Le bazar de l'épouvante

Ce roman de Stephen King - adapté à l’écran* par Fraser C. Heston - touche à la fable. Un homme, un inconnu, ouvre boutique dans une petite ville américaine, aussi ordinaire et tranquille que n’importe quelle autre petite ville américaine. Cet homme a un don : celui de vous proposer l’objet dont vous aurez une si grande envie, une fois que vous l’aurez tenu entre vos mains, que vous pourriez vous autoriser, pour en devenir propriétaire, à commettre... disons: quelque légère transgression. Or, justement, une fois que vous êtes bien mûr, il vous manque toujours trois francs six sous pour réaliser votre désir. M. Gaunt vous propose alors, avec un petit clin d’œil complice, de solder le prix en vous livrant à quelque farce. Par exemple, pour conserver l’autographe d’un grand champion de base-ball, un enfant d’onze ans s’engagera à maculer d’immondices des draps que leur propriétaire à mis à sècher en plein air. Une femme un peu simplette, afin d’acquérir une figurine de porcelaine, devra coller des procès-verbaux assortis d’insultes dans la maison d’un de ses concitoyens. Et vous de rire, évidemment, en lisant ou en voyant la tête et les réactions des victimes lorsqu’elles découvrent le forfait.

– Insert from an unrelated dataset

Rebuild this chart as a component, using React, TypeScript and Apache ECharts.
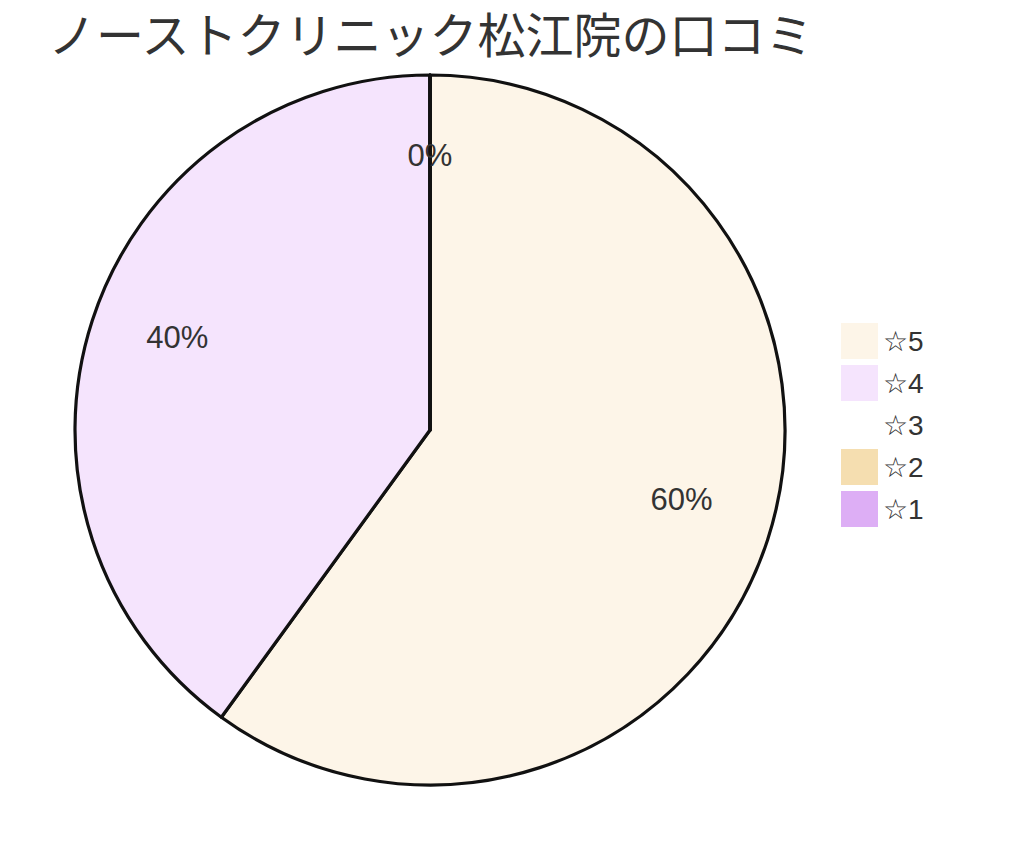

Comme une bande d’étourneaux, une pluie de petits malheurs s’abat ainsi sur la petite ville de Castle Rock. Seulement, autant M. Gaunt sait trouver le point sensible de vos désirs, autant les mauvaises farces qu’il suggère touchent chez leurs victimes une blessure intime - peur, conviction d’être méprisé, détesté ou persécuté, fractures psychiques diverses laissées par un traumatisme enfoui – qui va se transformer en détonateur. Tandis que la souffrance, stimulée, se transmute en violence, chacune des victimes a la certitude – aussi immédiate qu’erronée – du coupable à punir. Confrontés à cette agression pour eux gratuite, les innocents prennent à leur tour le mors aux dents. Des carreaux cassés on passe alors aux coups de couteaux, des coups de couteaux aux coups de feu, et même les deux prêtres de la bourgade – tous deux chrétiens mais de différentes obédiences et qui de ce fait se détestent cordialement – finiront par en venir aux mains.

Au fond, cette histoire est-elle si différente de la réalité que nous connaissons ? Qu’utilisent ceux qui veulent nous faire oublier notre liberté ? Leur stratégie tient en trois mots. D’abord, on vient de le voir : tentation et division. Or, en hébreu, le tentateur, c'est Satan ; et, en grec, celui qui divise, c'est le diable - diabolos. Maintenant, regardez bien M. Gaunt : quelle apparence nous offre-t-il ? Celle d’un homme aux bonnes manières, bien habillé, toujours correct. Et presque compatissant. On le croirait issu de quelque rencontre des grands de ce monde autour de la faim des pauvres. La plus grande ruse du diable – troisième élément de sa stratégie – ne serait-elle pas de nous laisser croire qu’il n’existe pas ?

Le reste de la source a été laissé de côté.